The plot for this film will be familiar in its progression and resolution to anyone raised on a diet of American action flicks. There’s nothing wrong with that at all. When done well, vigilantism is a rich vein to tap — one that filmmakers have used to effect for decades. The problem with this film isn’t the plot. It’s just about everything else.
When I decided to watch this film, I was expecting a shitty movie, and that is what we viewers get. Unfortunately, Bad Ass is a bad shitty movie, and not a good shitty movie. It lacks the kitsch and charm that truly inept films have. There’s no sense of desperation. There’s no sense that the filmmakers were barely hanging on. There’s no edge.

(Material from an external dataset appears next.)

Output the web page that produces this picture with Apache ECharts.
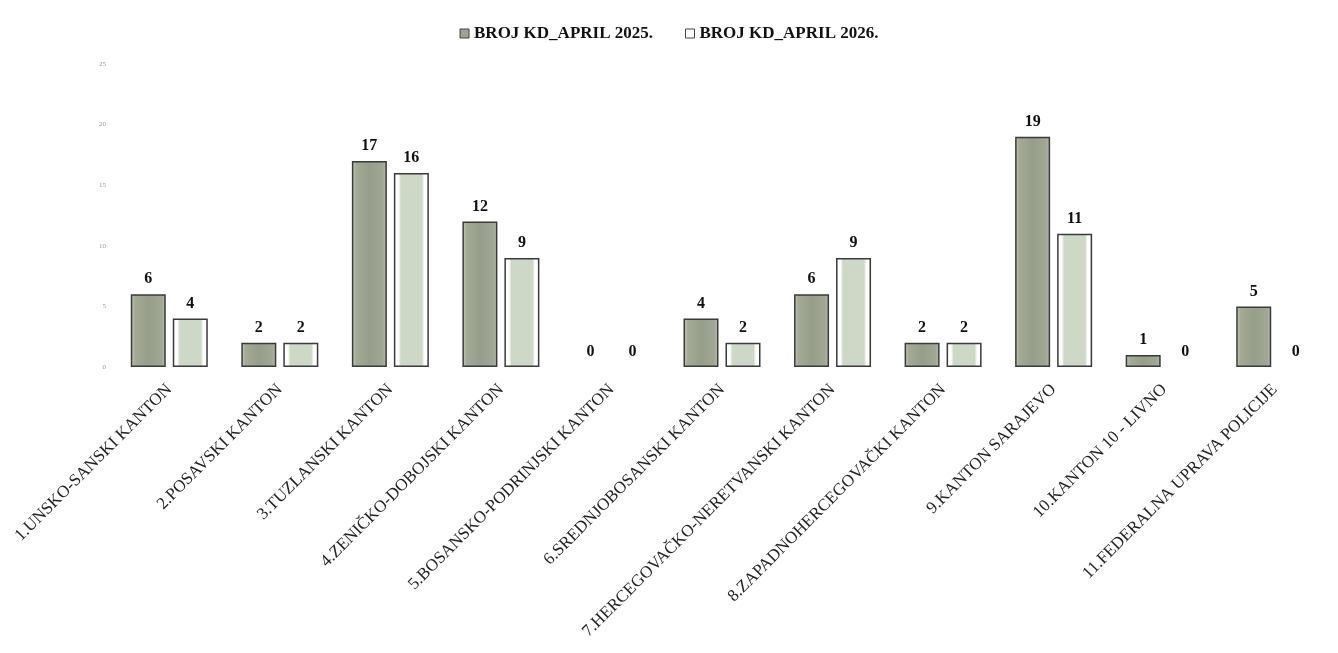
<!DOCTYPE html>
<html>
<head>
<meta charset="utf-8">
<script src="https://cdn.jsdelivr.net/npm/echarts@6/dist/echarts.min.js"></script>
<style>html,body{margin:0;padding:0;background:#fff;}#c{width:1338px;height:653px;}</style>
</head>
<body>
<div id="c"></div>
<script>
const categories = [
  "1.UNSKO-SANSKI KANTON",
  "2.POSAVSKI KANTON",
  "3.TUZLANSKI KANTON",
  "4.ZENIČKO-DOBOJSKI KANTON",
  "5.BOSANSKO-PODRINJSKI KANTON",
  "6.SREDNJOBOSANSKI KANTON",
  "7.HERCEGOVAČKO-NERETVANSKI KANTON",
  "8.ZAPADNOHERCEGOVAČKI KANTON",
  "9.KANTON SARAJEVO",
  "10.KANTON 10 - LIVNO",
  "11.FEDERALNA UPRAVA POLICIJE"
];
const series2025 = [6, 2, 17, 12, 0, 4, 6, 2, 19, 1, 5];
const series2026 = [4, 2, 16, 9, 0, 2, 9, 2, 11, 0, 0];
const seriesNames = ["BROJ KD_APRIL 2025.", "BROJ KD_APRIL 2026."];

const chart = echarts.init(document.getElementById('c'));
const serif = "'Liberation Serif', 'DejaVu Serif', serif";
const labelStyle = {
  show: true, position: 'top', distance: 7,
  fontFamily: serif, fontWeight: 'bold', fontSize: 16, color: '#111'
};
// zero-valued bars get no outline (as in the reference)
const withZeroStyle = arr => arr.map(v => v === 0 ? { value: v, itemStyle: { borderWidth: 0 } } : v);

chart.setOption({
  animation: false,
  backgroundColor: '#ffffff',
  legend: {
    top: 20, left: 'center', itemWidth: 9, itemHeight: 9, itemGap: 32,
    textStyle: { fontFamily: serif, fontWeight: 'bold', fontSize: 17, color: '#111' },
    data: [
      { name: seriesNames[0], icon: 'rect', itemStyle: { color: '#9ea592', borderColor: '#444', borderWidth: 1 } },
      { name: seriesNames[1], icon: 'rect', itemStyle: { color: '#ffffff', borderColor: '#444', borderWidth: 1 } }
    ]
  },
  grid: { left: 114, right: 8, top: 64, bottom: 286, containLabel: false },
  xAxis: {
    type: 'category', data: categories,
    axisLine: { show: false }, axisTick: { show: false },
    axisLabel: { rotate: 45, interval: 0, margin: 20, fontFamily: serif, fontSize: 17, color: '#222' }
  },
  yAxis: {
    type: 'value', min: 0, max: 25, interval: 5,
    splitLine: { show: false }, axisLine: { show: false }, axisTick: { show: false },
    axisLabel: { fontSize: 7, color: '#999', margin: 8, fontFamily: serif }
  },
  series: [
    {
      name: seriesNames[0], type: 'bar', data: withZeroStyle(series2025), barWidth: 35, barGap: '20%',
      itemStyle: {
        color: new echarts.graphic.LinearGradient(0, 0, 1, 0, [
          { offset: 0, color: '#c6ccbb' }, { offset: 0.12, color: '#a3aa96' },
          { offset: 0.5, color: '#969e8a' }, { offset: 0.88, color: '#a0a794' }, { offset: 1, color: '#b8bead' }
        ]),
        borderColor: '#3a3a3a', borderWidth: 1.5
      },
      label: labelStyle
    },
    {
      name: seriesNames[1], type: 'bar', data: withZeroStyle(series2026), barWidth: 35,
      itemStyle: {
        color: new echarts.graphic.LinearGradient(0, 0, 1, 0, [
          { offset: 0, color: '#ffffff' }, { offset: 0.13, color: '#ffffff' },
          { offset: 0.2, color: '#cdd8c6' }, { offset: 0.8, color: '#cdd8c6' },
          { offset: 0.87, color: '#ffffff' }, { offset: 1, color: '#ffffff' }
        ]),
        borderColor: '#3a3a3a', borderWidth: 1.5
      },
      label: labelStyle
    }
  ]
});
</script>
</body>
</html>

Bad Ass is a film with a decent idea. Frank Vega is a character that audiences can root for. Trejo doesn’t have a lot to offer when it comes to acting, but he made Frank a likable guy. Since he was starring, he had to carry the film, and did so beyond his talents as a performer. But Moss gave him no help. The vast majority of the film is no better than a poor TV movie effort from the 1980s. There is some hope about a third of the way through when the quality of the film ticks up some, but it didn’t last. The film settles back into amateurism and never climbs back out.
I am genuinely surprised at how bad this movie is. It shows that just because a filmmaker can come up with an idea, it does not follow that said idea will be executed competently. Alien: Resurrection is a better film than Bad Ass.